In the Know
I am reading a book titled "Mother's Milk" by Edward St. Aubyn. It is an interesting book and certainly more cerebral than the light summer reading I have been devouring for the past year. As I have been reading it, I have been marking pages with quotes that make me think. All of these quotes deserve a blog post so that I can really work though them, but who has the time. I went through the first half of the book I have read so far and I picked the quote that fits my life at this moment.
"I remember complaining to my doctor about the side effects of the Ribavirin he prescribed me. "Oh, yes, that's known," he said with a kind of tremendous infectious calm.
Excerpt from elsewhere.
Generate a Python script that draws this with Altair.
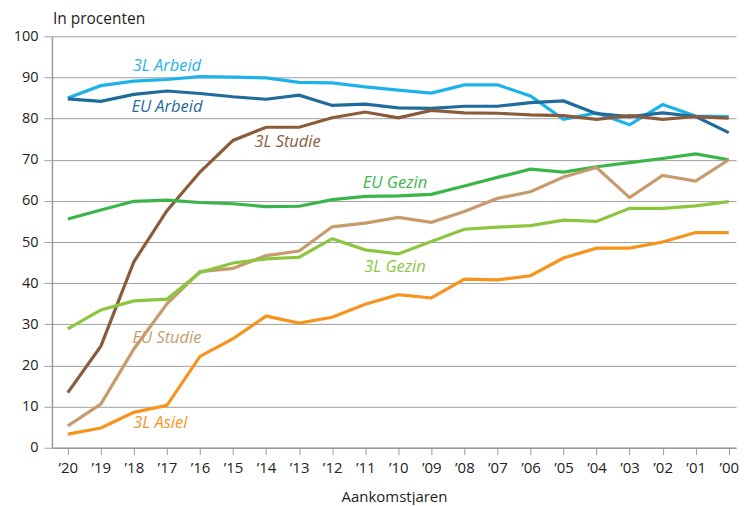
import altair as alt
import pandas as pd

years = list(range(2020, 1999, -1))

series_names = ["3L Arbeid", "EU Arbeid", "3L Studie", "EU Gezin", "EU Studie", "3L Gezin", "3L Asiel"]
colors = ["#1db3ea", "#1f6b9b", "#8a5c3b", "#39b54a", "#c69c6d", "#8cc63f", "#f7941d"]

arbeid_3l = [85.0, 88.0, 89.1, 89.5, 90.2, 90.1, 89.9, 88.8, 88.7, 87.7, 86.9, 86.2, 88.2, 88.2, 85.5, 79.8, 81.4, 78.5, 83.4, 80.6, 80.5]
arbeid_eu = [84.8, 84.2, 85.9, 86.7, 86.1, 85.3, 84.7, 85.7, 83.2, 83.5, 82.6, 82.5, 83.0, 83.0, 83.9, 84.3, 81.2, 80.5, 81.4, 80.5, 76.6]
studie_3l = [13.4, 24.7, 45.2, 57.6, 67.0, 74.7, 77.9, 77.9, 80.2, 81.6, 80.2, 82.0, 81.4, 81.3, 80.9, 80.7, 79.8, 80.7, 79.8, 80.5, 80.1]
gezin_eu = [55.6, 57.8, 59.9, 60.2, 59.6, 59.3, 58.6, 58.7, 60.3, 61.1, 61.2, 61.6, 63.6, 65.7, 67.7, 67.0, 68.3, 69.3, 70.3, 71.4, 70.0]
studie_eu = [5.3, 10.6, 24.0, 35.0, 42.8, 43.6, 46.7, 47.8, 53.7, 54.6, 56.0, 54.8, 57.4, 60.6, 62.2, 65.8, 68.1, 60.8, 66.2, 64.8, 70.0]
gezin_3l = [28.9, 33.5, 35.7, 36.1, 42.6, 44.9, 45.9, 46.3, 50.8, 48.1, 47.1, 50.1, 53.1, 53.6, 54.0, 55.3, 55.0, 58.2, 58.2, 58.8, 59.8]
asiel_3l = [3.3, 4.8, 8.6, 10.3, 22.2, 26.5, 32.0, 30.3, 31.7, 34.9, 37.2, 36.4, 41.0, 40.8, 41.8, 46.1, 48.5, 48.5, 50.0, 52.3, 52.3]

all_values = [arbeid_3l, arbeid_eu, studie_3l, gezin_eu, studie_eu, gezin_3l, asiel_3l]

label_years = [2017.0, 2017.0, 2013.35, 2010.1, 2017.0, 2010.1, 2017.2]
label_values = [92.9, 82.7, 74.2, 64.3, 26.7, 44.0, 5.9]

rows = []
for name, vals in zip(series_names, all_values):
    for yr, v in zip(years, vals):
        rows.append({"serie": name, "jaar": yr, "waarde": v})
df = pd.DataFrame(rows)
labels_df = pd.DataFrame({"serie": series_names, "jaar": label_years, "waarde": label_values})

FONT = "Open Sans"
color_scale = alt.Scale(domain=series_names, range=colors)
x_scale = alt.Scale(domain=[2020.48, 1999.78], nice=False, zero=False)
y_scale = alt.Scale(domain=[0, 100], nice=False)

x_axis = alt.Axis(
    values=years, tickCount=21,
    labelExpr="'\u2019' + substring(toString(datum.value), 2, 4)",
    labelOverlap=False, labelFlush=False, labelSeparation=0, labelBound=False,
    grid=False, tickSize=7, labelPadding=6, labelFontSize=15,
    title="Aankomstjaren", titleFontSize=15, titleFontWeight="normal", titlePadding=14,
    domainColor="#9a9a9a", tickColor="#9a9a9a", domainWidth=1.5,
)
y_axis = alt.Axis(
    values=list(range(0, 101, 10)), grid=True, gridColor="#a0a0a0", gridWidth=1,
    tickSize=8, labelPadding=6, labelFontSize=14.5, title=None,
    domainColor="#9a9a9a", tickColor="#a0a0a0", domainWidth=1.5,
)

lines = alt.Chart(df).mark_line(strokeWidth=3.2).encode(
    x=alt.X("jaar:Q", scale=x_scale, axis=x_axis),
    y=alt.Y("waarde:Q", scale=y_scale, axis=y_axis),
    color=alt.Color("serie:N", scale=color_scale, legend=None),
    order=alt.Order("jaar:Q"),
)

texts = alt.Chart(labels_df).mark_text(
    font=FONT, fontSize=16.5, fontStyle="italic", align="center", baseline="middle"
).encode(
    x=alt.X("jaar:Q", scale=x_scale),
    y=alt.Y("waarde:Q", scale=y_scale),
    text="serie:N",
    color=alt.Color("serie:N", scale=color_scale, legend=None),
)

ytitle = alt.Chart(pd.DataFrame({"t": ["In procenten"]})).mark_text(
    font=FONT, fontSize=15.5, align="left", baseline="middle", color="#222"
).encode(x=alt.value(1), y=alt.value(-17), text="t:N")

chart = alt.layer(lines, texts, ytitle).properties(
    width=685, height=412,
    padding={"left": 5, "top": 4, "right": 0, "bottom": 0},
).configure_view(stroke=None).configure_axis(
    labelFont=FONT, titleFont=FONT, labelColor="#222", titleColor="#222"
)

chart.save("out.html", embed_options={"renderer": "svg", "actions": False})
Mind you, when I told him about a side effect that wasn't known, he dismissed it by saying, 'I've never heard of that before.'" (p.103)
Perhaps the quote is not as interesting when taken out of context, but nonetheless it speaks to me. It speaks to me about the known versus the unknown and how sometimes our brains help us to "unknow" the things we know to be true.
I had an attack of pelvic pain the other night. When Matt asked me how long it had been happening, I couldn't tell him because I didn't know exactly. I remember thinking the last time that it happened "I should probably call my doctor because this feels like the pain from my ovarian cyst." Did I call my doctor? No. I moved on and convinced myself that it was a one time thing and it would take care of itself. That was over 3 months ago and the pain keeps returning. I knew something was wrong, but my brain dismissed it and turned it into the unknown.
I called the doctor today and made an appointment to make the unknown known.